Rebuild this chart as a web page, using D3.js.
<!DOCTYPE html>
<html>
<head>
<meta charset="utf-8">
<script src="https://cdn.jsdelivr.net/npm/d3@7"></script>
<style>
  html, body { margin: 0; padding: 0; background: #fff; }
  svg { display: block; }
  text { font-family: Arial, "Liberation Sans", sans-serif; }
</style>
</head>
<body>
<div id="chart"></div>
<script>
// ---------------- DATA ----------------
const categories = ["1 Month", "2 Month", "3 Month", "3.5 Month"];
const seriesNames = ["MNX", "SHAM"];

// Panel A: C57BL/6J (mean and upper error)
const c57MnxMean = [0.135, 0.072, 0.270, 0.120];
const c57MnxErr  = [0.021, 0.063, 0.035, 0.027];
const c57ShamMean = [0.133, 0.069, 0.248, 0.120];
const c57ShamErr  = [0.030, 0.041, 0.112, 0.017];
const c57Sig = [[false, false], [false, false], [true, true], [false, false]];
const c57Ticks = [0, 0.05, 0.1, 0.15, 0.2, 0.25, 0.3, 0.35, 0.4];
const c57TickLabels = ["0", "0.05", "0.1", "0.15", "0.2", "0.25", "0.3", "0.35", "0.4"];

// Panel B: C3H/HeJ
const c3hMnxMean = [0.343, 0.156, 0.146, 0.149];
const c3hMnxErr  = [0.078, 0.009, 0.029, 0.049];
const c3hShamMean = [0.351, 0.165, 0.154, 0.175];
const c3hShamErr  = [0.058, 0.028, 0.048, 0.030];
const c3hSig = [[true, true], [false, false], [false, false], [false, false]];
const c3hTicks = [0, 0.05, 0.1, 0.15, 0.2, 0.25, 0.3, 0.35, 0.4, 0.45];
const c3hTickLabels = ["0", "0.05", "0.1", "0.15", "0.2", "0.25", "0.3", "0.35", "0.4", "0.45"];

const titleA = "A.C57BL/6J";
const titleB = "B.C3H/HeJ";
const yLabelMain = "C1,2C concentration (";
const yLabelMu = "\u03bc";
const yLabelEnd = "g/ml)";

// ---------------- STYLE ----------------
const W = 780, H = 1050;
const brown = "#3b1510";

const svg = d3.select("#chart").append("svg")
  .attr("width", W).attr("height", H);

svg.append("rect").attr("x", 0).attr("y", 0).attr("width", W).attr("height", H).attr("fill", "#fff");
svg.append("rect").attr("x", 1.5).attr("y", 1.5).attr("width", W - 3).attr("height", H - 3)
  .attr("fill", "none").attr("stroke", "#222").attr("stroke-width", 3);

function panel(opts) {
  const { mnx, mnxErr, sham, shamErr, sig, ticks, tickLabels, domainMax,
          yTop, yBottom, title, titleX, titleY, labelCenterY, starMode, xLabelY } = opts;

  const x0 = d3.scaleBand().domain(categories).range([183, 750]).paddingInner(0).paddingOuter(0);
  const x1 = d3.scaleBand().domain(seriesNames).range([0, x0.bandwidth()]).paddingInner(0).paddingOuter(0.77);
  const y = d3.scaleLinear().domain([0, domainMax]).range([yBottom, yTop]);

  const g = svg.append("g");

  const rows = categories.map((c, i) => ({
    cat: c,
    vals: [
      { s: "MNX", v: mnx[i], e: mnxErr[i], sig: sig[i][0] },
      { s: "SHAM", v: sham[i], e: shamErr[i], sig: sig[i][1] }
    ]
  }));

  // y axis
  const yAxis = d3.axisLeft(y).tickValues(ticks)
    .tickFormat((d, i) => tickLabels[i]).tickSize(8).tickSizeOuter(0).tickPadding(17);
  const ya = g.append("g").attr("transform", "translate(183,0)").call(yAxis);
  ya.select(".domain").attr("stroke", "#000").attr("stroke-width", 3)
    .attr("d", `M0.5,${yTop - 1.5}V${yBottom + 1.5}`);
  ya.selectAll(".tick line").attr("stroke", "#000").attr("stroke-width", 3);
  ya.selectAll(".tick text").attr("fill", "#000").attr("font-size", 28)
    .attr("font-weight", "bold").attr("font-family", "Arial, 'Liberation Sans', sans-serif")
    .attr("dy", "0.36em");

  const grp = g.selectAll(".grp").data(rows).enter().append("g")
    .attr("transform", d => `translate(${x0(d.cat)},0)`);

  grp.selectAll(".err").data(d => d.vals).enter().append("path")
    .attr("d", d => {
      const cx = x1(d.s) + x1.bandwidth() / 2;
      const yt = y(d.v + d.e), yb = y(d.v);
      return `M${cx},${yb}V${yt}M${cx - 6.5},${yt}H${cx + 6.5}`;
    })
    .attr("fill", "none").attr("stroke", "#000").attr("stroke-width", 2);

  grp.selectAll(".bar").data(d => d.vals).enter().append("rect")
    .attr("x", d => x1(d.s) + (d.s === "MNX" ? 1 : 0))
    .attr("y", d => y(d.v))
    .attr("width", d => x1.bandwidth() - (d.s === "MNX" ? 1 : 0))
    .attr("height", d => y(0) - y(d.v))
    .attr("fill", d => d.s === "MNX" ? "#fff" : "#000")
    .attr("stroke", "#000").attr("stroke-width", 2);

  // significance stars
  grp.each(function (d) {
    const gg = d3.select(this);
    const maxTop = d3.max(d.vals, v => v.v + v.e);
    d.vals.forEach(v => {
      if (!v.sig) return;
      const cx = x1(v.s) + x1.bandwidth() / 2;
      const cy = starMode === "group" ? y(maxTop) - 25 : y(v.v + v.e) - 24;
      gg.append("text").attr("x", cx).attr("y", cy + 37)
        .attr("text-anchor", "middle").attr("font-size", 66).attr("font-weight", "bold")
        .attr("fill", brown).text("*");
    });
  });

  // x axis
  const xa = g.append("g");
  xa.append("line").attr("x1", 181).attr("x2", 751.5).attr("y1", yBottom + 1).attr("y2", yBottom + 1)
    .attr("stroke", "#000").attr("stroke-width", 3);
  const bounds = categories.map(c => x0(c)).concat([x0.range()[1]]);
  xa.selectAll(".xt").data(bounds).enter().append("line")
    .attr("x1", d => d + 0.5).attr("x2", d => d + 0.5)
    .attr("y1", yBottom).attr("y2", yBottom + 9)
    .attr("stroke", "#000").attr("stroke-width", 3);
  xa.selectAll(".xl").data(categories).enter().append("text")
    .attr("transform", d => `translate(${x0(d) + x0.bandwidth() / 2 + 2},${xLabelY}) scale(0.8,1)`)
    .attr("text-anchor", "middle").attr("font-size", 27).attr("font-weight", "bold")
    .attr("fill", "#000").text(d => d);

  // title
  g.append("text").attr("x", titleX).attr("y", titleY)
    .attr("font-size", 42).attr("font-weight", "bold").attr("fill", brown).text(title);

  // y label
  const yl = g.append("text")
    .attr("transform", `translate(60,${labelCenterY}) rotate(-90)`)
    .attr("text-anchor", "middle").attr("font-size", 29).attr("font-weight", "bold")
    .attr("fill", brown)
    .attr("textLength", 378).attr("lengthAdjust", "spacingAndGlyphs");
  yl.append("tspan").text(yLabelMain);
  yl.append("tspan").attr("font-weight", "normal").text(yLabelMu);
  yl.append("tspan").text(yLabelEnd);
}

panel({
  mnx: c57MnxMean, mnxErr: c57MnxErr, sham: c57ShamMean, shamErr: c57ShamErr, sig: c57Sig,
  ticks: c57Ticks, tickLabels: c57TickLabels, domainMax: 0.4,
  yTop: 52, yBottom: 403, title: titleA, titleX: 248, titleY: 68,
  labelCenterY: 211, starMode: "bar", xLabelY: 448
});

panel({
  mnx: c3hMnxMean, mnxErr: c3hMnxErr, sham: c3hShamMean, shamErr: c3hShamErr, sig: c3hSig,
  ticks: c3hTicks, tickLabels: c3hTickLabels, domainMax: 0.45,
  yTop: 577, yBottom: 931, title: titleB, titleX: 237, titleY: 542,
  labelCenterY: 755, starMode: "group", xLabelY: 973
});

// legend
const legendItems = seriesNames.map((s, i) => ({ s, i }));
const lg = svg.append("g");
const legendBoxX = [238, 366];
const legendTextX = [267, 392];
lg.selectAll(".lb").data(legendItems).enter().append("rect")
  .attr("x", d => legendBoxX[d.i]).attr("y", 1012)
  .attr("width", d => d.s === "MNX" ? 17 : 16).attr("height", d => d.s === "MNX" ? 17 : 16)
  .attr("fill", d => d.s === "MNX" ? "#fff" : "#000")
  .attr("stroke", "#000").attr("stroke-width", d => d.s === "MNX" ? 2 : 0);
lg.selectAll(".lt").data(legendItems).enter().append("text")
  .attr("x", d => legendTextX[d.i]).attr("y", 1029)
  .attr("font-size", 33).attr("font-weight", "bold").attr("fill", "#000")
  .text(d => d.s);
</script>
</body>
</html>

## Exercise prompt:
Select the lines in this material that hold the word "chart", leaving none out.

## The result:
Rebuild this chart as a web page, using D3.js.
<div id="chart"></div>
const svg = d3.select("#chart").append("svg")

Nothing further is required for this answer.